━━━━━ Extracted data

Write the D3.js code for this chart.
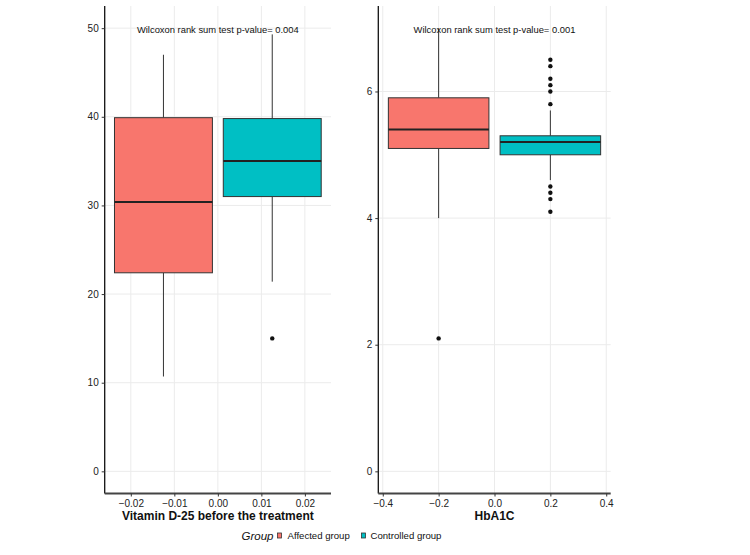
<!DOCTYPE html>
<html><head><meta charset="utf-8">
<script src="https://cdn.jsdelivr.net/npm/d3@7"></script>
<style>body{margin:0;background:#fff}svg{display:block;font-family:"Liberation Sans",Arial,sans-serif}</style>
</head><body><svg id="c" width="750" height="555"></svg>
<script>
// ---- data ----
const groups = ["Affected group", "Controlled group"];
const groupColors = ["#F8766D", "#00BFC4"];
// Vitamin D-25 before the treatment: [whiskerLow, Q1, median, Q3, whiskerHigh]
const vitDStats = [[10.7, 22.4, 30.4, 39.9, 47.0], [21.4, 31.0, 35.0, 39.8, 49.3]];
const vitDOutliers = [[], [15.0]];
const vitDPositions = [-0.0125, 0.0125];
const vitDYTicks = [0, 10, 20, 30, 40, 50];
const vitDXTicks = [-0.02, -0.01, 0.00, 0.01, 0.02];
// HbA1C
const hbaStats = [[4.0, 5.1, 5.4, 5.9, 7.0], [4.6, 5.0, 5.2, 5.3, 5.7]];
const hbaOutliers = [[2.1], [6.5, 6.4, 6.2, 6.1, 6.0, 5.8, 4.5, 4.4, 4.3, 4.1]];
const hbaPositions = [-0.2, 0.2];
const hbaYTicks = [0, 2, 4, 6];
const hbaXTicks = [-0.4, -0.2, 0.0, 0.2, 0.4];
const panelTitles = ["Vitamin D-25 before the treatment", "HbA1C"];
const pTexts = ["Wilcoxon rank sum test p-value= 0.004", "Wilcoxon rank sum test p-value= 0.001"];

const svg = d3.select("#c");

function panel(cfg) {
  const x = d3.scaleLinear().domain(cfg.xDomain).range([cfg.left, cfg.right]);
  const y = d3.scaleLinear().domain(cfg.yDomain).range([cfg.bottom, cfg.top]);
  const g = svg.append("g");
  // grid
  g.selectAll(".gx").data(cfg.xTicks).join("line")
    .attr("x1", d => x(d)).attr("x2", d => x(d)).attr("y1", cfg.top).attr("y2", cfg.bottom)
    .attr("stroke", "#ebebeb").attr("stroke-width", 1);
  g.selectAll(".gy").data(cfg.yTicks).join("line")
    .attr("y1", d => y(d)).attr("y2", d => y(d)).attr("x1", cfg.left).attr("x2", cfg.right)
    .attr("stroke", "#ebebeb").attr("stroke-width", 1);
  // boxes
  cfg.stats.forEach((s, i) => {
    const cx = x(cfg.pos[i]);
    const hw = (x(cfg.halfW) - x(0));
    const bg = g.append("g");
    bg.append("line").attr("x1", cx).attr("x2", cx).attr("y1", y(s[4])).attr("y2", y(s[3]))
      .attr("stroke", "#333").attr("stroke-width", 1);
    bg.append("line").attr("x1", cx).attr("x2", cx).attr("y1", y(s[1])).attr("y2", y(s[0]))
      .attr("stroke", "#333").attr("stroke-width", 1);
    bg.append("rect").attr("x", cx - hw).attr("width", 2 * hw)
      .attr("y", y(s[3])).attr("height", y(s[1]) - y(s[3]))
      .attr("fill", groupColors[i]).attr("stroke", "#333").attr("stroke-width", 1);
    bg.append("line").attr("x1", cx - hw).attr("x2", cx + hw).attr("y1", y(s[2])).attr("y2", y(s[2]))
      .attr("stroke", "#222").attr("stroke-width", 2);
    bg.selectAll("circle").data(cfg.outliers[i]).join("circle")
      .attr("cx", cx).attr("cy", d => y(d)).attr("r", 2.2).attr("fill", "#111");
  });
  // axes
  const ya = g.append("g").attr("transform", `translate(${cfg.left},0)`)
    .call(d3.axisLeft(y).tickValues(cfg.yTicks).tickFormat(d3.format("d")).tickSize(3).tickPadding(3));
  ya.select(".domain").attr("d", `M0,${cfg.top}V${cfg.bottom}`).attr("stroke", "#111").attr("stroke-width", 1.3);
  ya.selectAll(".tick line").attr("stroke", "#333");
  ya.selectAll(".tick text").attr("fill", "#222").attr("font-size", 10).attr("font-family", "Liberation Sans, Arial, sans-serif");
  const xa = g.append("g").attr("transform", `translate(0,${cfg.bottom})`)
    .call(d3.axisBottom(x).tickValues(cfg.xTicks).tickFormat(d3.format(cfg.xFmt)).tickSize(3).tickPadding(3.5));
  xa.select(".domain").attr("d", `M${cfg.left},0H${cfg.right}`).attr("stroke", "#444").attr("stroke-width", 2);
  xa.selectAll(".tick line").attr("stroke", "#333");
  xa.selectAll(".tick text").attr("fill", "#222").attr("font-size", 10).attr("font-family", "Liberation Sans, Arial, sans-serif");
  // titles
  g.append("text").attr("x", (cfg.left + cfg.right) / 2).attr("y", 520)
    .attr("text-anchor", "middle").attr("font-weight", "bold").attr("font-size", 12).attr("fill", "#111")
    .text(cfg.title);
  g.append("text").attr("x", x(0)).attr("y", 33)
    .attr("text-anchor", "middle").attr("font-size", 9.4).attr("fill", "#111")
    .text(cfg.pText);
}

panel({left: 104.7, right: 331, top: 6, bottom: 493.5, xDomain: [-0.026, 0.026], yDomain: [-2.5, 52.5],
  xTicks: vitDXTicks, yTicks: vitDYTicks, stats: vitDStats, outliers: vitDOutliers, pos: vitDPositions,
  halfW: 0.01125, xFmt: ".2f", title: panelTitles[0], pText: pTexts[0]});
panel({left: 378.3, right: 610.7, top: 6, bottom: 493.5, xDomain: [-0.416, 0.416], yDomain: [-0.35, 7.35],
  xTicks: hbaXTicks, yTicks: hbaYTicks, stats: hbaStats, outliers: hbaOutliers, pos: hbaPositions,
  halfW: 0.18, xFmt: ".1f", title: panelTitles[1], pText: pTexts[1]});

// legend
const lg = svg.append("g");
lg.append("text").attr("x", 241.5).attr("y", 540).attr("font-style", "italic").attr("font-size", 11.5)
  .attr("fill", "#111").text("Group");
const keyX = [277.5, 361.5];
const txtX = [287.5, 370.5];
groups.forEach((gname, i) => {
  lg.append("rect").attr("x", keyX[i]).attr("y", 533).attr("width", 4).attr("height", 5)
    .attr("fill", groupColors[i]).attr("stroke", "#333").attr("stroke-width", 0.8);
  lg.append("text").attr("x", txtX[i]).attr("y", 539).attr("font-size", 9.6).attr("fill", "#111").text(gname);
});
</script></body></html>
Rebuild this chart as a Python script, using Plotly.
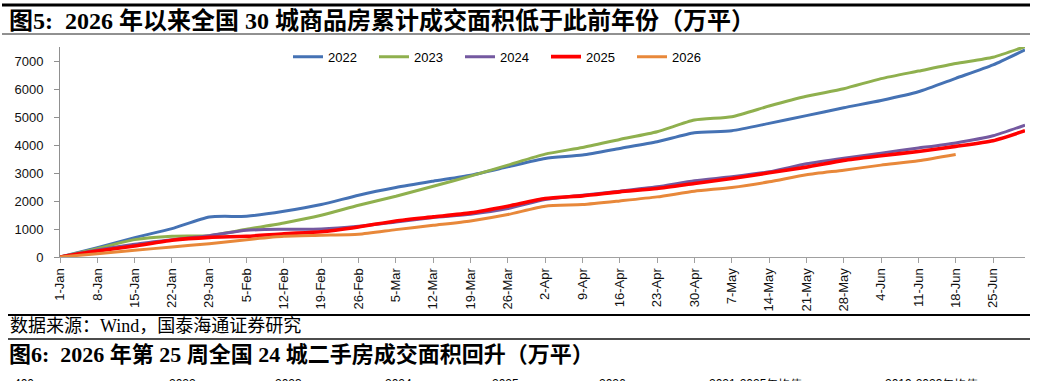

━━━━━━━━━━

• **Given problem**
Repeat all the data as it stands, dropping any images it holds.

• **Exercise output**
Write the D3.js code for this chart.
<!DOCTYPE html>
<html><head><meta charset="utf-8">
<script src="https://cdn.jsdelivr.net/npm/d3@7"></script>
<style>body{margin:0;background:#fff}svg{display:block;font-family:"Liberation Sans",Arial,sans-serif}</style>
</head><body><svg id="c" width="750" height="555"></svg>
<script>
// ---- data ----
const groups = ["Affected group", "Controlled group"];
const groupColors = ["#F8766D", "#00BFC4"];
// Vitamin D-25 before the treatment: [whiskerLow, Q1, median, Q3, whiskerHigh]
const vitDStats = [[10.7, 22.4, 30.4, 39.9, 47.0], [21.4, 31.0, 35.0, 39.8, 49.3]];
const vitDOutliers = [[], [15.0]];
const vitDPositions = [-0.0125, 0.0125];
const vitDYTicks = [0, 10, 20, 30, 40, 50];
const vitDXTicks = [-0.02, -0.01, 0.00, 0.01, 0.02];
// HbA1C
const hbaStats = [[4.0, 5.1, 5.4, 5.9, 7.0], [4.6, 5.0, 5.2, 5.3, 5.7]];
const hbaOutliers = [[2.1], [6.5, 6.4, 6.2, 6.1, 6.0, 5.8, 4.5, 4.4, 4.3, 4.1]];
const hbaPositions = [-0.2, 0.2];
const hbaYTicks = [0, 2, 4, 6];
const hbaXTicks = [-0.4, -0.2, 0.0, 0.2, 0.4];
const panelTitles = ["Vitamin D-25 before the treatment", "HbA1C"];
const pTexts = ["Wilcoxon rank sum test p-value= 0.004", "Wilcoxon rank sum test p-value= 0.001"];

const svg = d3.select("#c");

function panel(cfg) {
  const x = d3.scaleLinear().domain(cfg.xDomain).range([cfg.left, cfg.right]);
  const y = d3.scaleLinear().domain(cfg.yDomain).range([cfg.bottom, cfg.top]);
  const g = svg.append("g");
  // grid
  g.selectAll(".gx").data(cfg.xTicks).join("line")
    .attr("x1", d => x(d)).attr("x2", d => x(d)).attr("y1", cfg.top).attr("y2", cfg.bottom)
    .attr("stroke", "#ebebeb").attr("stroke-width", 1);
  g.selectAll(".gy").data(cfg.yTicks).join("line")
    .attr("y1", d => y(d)).attr("y2", d => y(d)).attr("x1", cfg.left).attr("x2", cfg.right)
    .attr("stroke", "#ebebeb").attr("stroke-width", 1);
  // boxes
  cfg.stats.forEach((s, i) => {
    const cx = x(cfg.pos[i]);
    const hw = (x(cfg.halfW) - x(0));
    const bg = g.append("g");
    bg.append("line").attr("x1", cx).attr("x2", cx).attr("y1", y(s[4])).attr("y2", y(s[3]))
      .attr("stroke", "#333").attr("stroke-width", 1);
    bg.append("line").attr("x1", cx).attr("x2", cx).attr("y1", y(s[1])).attr("y2", y(s[0]))
      .attr("stroke", "#333").attr("stroke-width", 1);
    bg.append("rect").attr("x", cx - hw).attr("width", 2 * hw)
      .attr("y", y(s[3])).attr("height", y(s[1]) - y(s[3]))
      .attr("fill", groupColors[i]).attr("stroke", "#333").attr("stroke-width", 1);
    bg.append("line").attr("x1", cx - hw).attr("x2", cx + hw).attr("y1", y(s[2])).attr("y2", y(s[2]))
      .attr("stroke", "#222").attr("stroke-width", 2);
    bg.selectAll("circle").data(cfg.outliers[i]).join("circle")
      .attr("cx", cx).attr("cy", d => y(d)).attr("r", 2.2).attr("fill", "#111");
  });
  // axes
  const ya = g.append("g").attr("transform", `translate(${cfg.left},0)`)
    .call(d3.axisLeft(y).tickValues(cfg.yTicks).tickFormat(d3.format("d")).tickSize(3).tickPadding(3));
  ya.select(".domain").attr("d", `M0,${cfg.top}V${cfg.bottom}`).attr("stroke", "#111").attr("stroke-width", 1.3);
  ya.selectAll(".tick line").attr("stroke", "#333");
  ya.selectAll(".tick text").attr("fill", "#222").attr("font-size", 10).attr("font-family", "Liberation Sans, Arial, sans-serif");
  const xa = g.append("g").attr("transform", `translate(0,${cfg.bottom})`)
    .call(d3.axisBottom(x).tickValues(cfg.xTicks).tickFormat(d3.format(cfg.xFmt)).tickSize(3).tickPadding(3.5));
  xa.select(".domain").attr("d", `M${cfg.left},0H${cfg.right}`).attr("stroke", "#444").attr("stroke-width", 2);
  xa.selectAll(".tick line").attr("stroke", "#333");
  xa.selectAll(".tick text").attr("fill", "#222").attr("font-size", 10).attr("font-family", "Liberation Sans, Arial, sans-serif");
  // titles
  g.append("text").attr("x", (cfg.left + cfg.right) / 2).attr("y", 520)
    .attr("text-anchor", "middle").attr("font-weight", "bold").attr("font-size", 12).attr("fill", "#111")
    .text(cfg.title);
  g.append("text").attr("x", x(0)).attr("y", 33)
    .attr("text-anchor", "middle").attr("font-size", 9.4).attr("fill", "#111")
    .text(cfg.pText);
}

panel({left: 104.7, right: 331, top: 6, bottom: 493.5, xDomain: [-0.026, 0.026], yDomain: [-2.5, 52.5],
  xTicks: vitDXTicks, yTicks: vitDYTicks, stats: vitDStats, outliers: vitDOutliers, pos: vitDPositions,
  halfW: 0.01125, xFmt: ".2f", title: panelTitles[0], pText: pTexts[0]});
panel({left: 378.3, right: 610.7, top: 6, bottom: 493.5, xDomain: [-0.416, 0.416], yDomain: [-0.35, 7.35],
  xTicks: hbaXTicks, yTicks: hbaYTicks, stats: hbaStats, outliers: hbaOutliers, pos: hbaPositions,
  halfW: 0.18, xFmt: ".1f", title: panelTitles[1], pText: pTexts[1]});

// legend
const lg = svg.append("g");
lg.append("text").attr("x", 241.5).attr("y", 540).attr("font-style", "italic").attr("font-size", 11.5)
  .attr("fill", "#111").text("Group");
const keyX = [277.5, 361.5];
const txtX = [287.5, 370.5];
groups.forEach((gname, i) => {
  lg.append("rect").attr("x", keyX[i]).attr("y", 533).attr("width", 4).attr("height", 5)
    .attr("fill", groupColors[i]).attr("stroke", "#333").attr("stroke-width", 0.8);
  lg.append("text").attr("x", txtX[i]).attr("y", 539).attr("font-size", 9.6).attr("fill", "#111").text(gname);
});
</script></body></html>
Rebuild this chart as a Python script, using Plotly.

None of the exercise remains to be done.